В детстве у меня были какие-то нелады с глазами — ничего серьезного; зрение у меня прекрасное и по сей день — и отец, который панически боялся болезней, водил меня к ужасной старухе, живущей в соседней деревне. Все болезни она лечила молитвами богиням самой дурной репутации и свирепыми травяными припарками; я по сей день уверен, что всеми своими успехами она была обязана страху. Каждый раз отец выходил оттуда беднее на четыре драхмы, а я с глазами такими опухшими, что едва мог разглядеть солнце; отец похлопывал меня по плечу и добродушно говорил:
— Ну, не так уж плохо было, а?
А я отвечал:
— Нет, не плохо, — а сам тем временем молился про себя, чтобы ослепнуть окончательно и тем избежать дальнейших визитов.
Но мой первый опыт военной службы оказался не так уж и страшен, и я почти сожалел, когда она закончилась.
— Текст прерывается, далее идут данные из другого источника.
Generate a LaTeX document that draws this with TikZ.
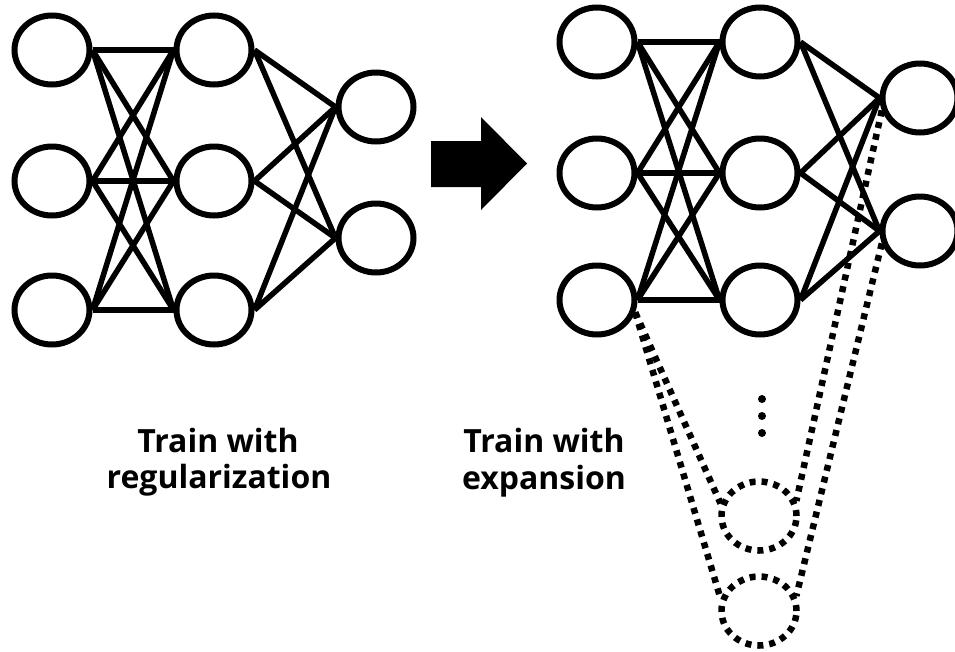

Я сохранил оружие и доспехи в целости и сохранности, и даже приобрел слегка растрепанный лавровый венок, врученный мне таксиархом за спасение жизни согражданина, который я, несмотря на определенные сомнения, все-таки нес на голове, гордо шагая через рыночную площадь по пути к дому; а также, конечно, с десяток задушевных друзей, с которыми мы обменялись клятвами вечной дружбы, как это обычно случается в армии, и большинство из которых я с того дня ни разу не увидел. Единственным, с кем я поддерживал какую-то связь, был Артемидор, ветеран. Поскольку он жил по соседству, я видел его гораздо чаще, чем мне бы хотелось. Он предположил (правильно), что его богатый юный собрат по оружию вполне способен помочь с плугом или парой амфор зерна, а тот факт, что я успел жениться, оказался для него тяжелым ударом, поскольку у него как раз имелась лишняя дочь. Этот факт оказался тяжелым ударом и для меня, поскольку я не особенно часто думал о Федре на Самосе.
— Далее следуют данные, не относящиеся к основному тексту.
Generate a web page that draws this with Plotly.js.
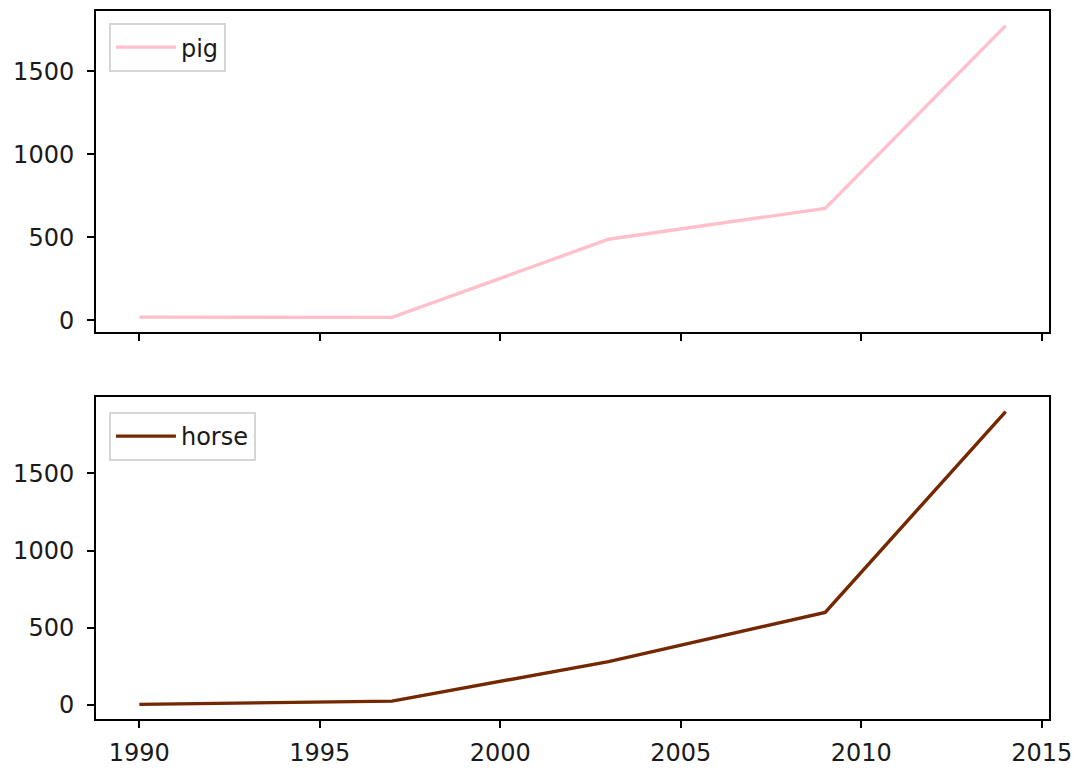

Едва я подошел к дому Филодема, как откуда ни возьмись выскочил малолетний раб-ливиец, которого я сроду не видел, и ухватил меня за плащ.
— Убери руки, — сказал я, ибо люди стали оборачиваться. — Чего тебе надо?
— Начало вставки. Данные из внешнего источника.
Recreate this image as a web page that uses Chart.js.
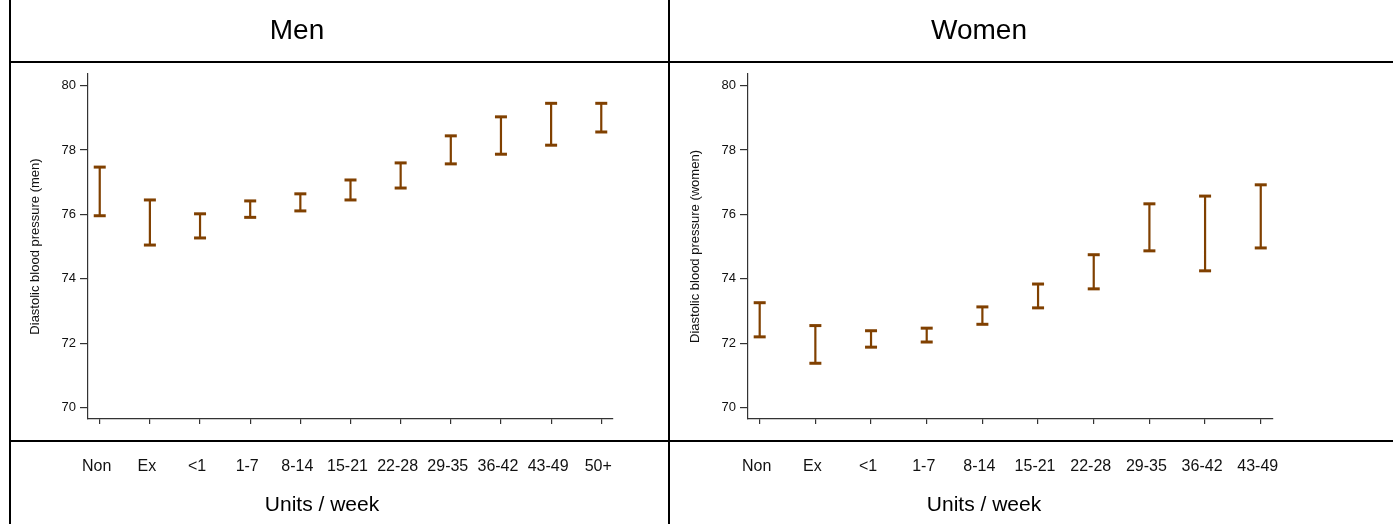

— Хозяйка сказала, что ты идешь домой со мной, — торопливо проговорил он. Я уставился на него.
— Проваливай, — прошипел я. — Я уважаемый женатый человек.
— Ты Эвполид из Паллены? — спросил мальчик. Я сказал да, это я, только тебя-то какое дело? Он снова стал дергать меня за плащ и я начал опасаться, что он сломает заколку.
— Тогда ты идти со мной сейчас же, — громко заявил он. — Моя хозяйка сказала так.
— Слушай, — рявкнул я. — Кто ты такой, ради богов, и чего ты хочешь? Я только вернулся с Самоса и хочу...
— Я твой раб Дорон, — сказал мальчик. — Лучше ты иди.
Я забросил щит за плечо и проследовал за ним через весь город, пока не оказался среди помпезных зданий у старого Рыбного рынка; здесь жил Аристофан и прочие богатые светские юноши. Мы остановились у входа в большой импозантный дом, принадлежавший, насколько я помнил, Экзестиаду, которого казнили за измену прямо перед моей свадьбой.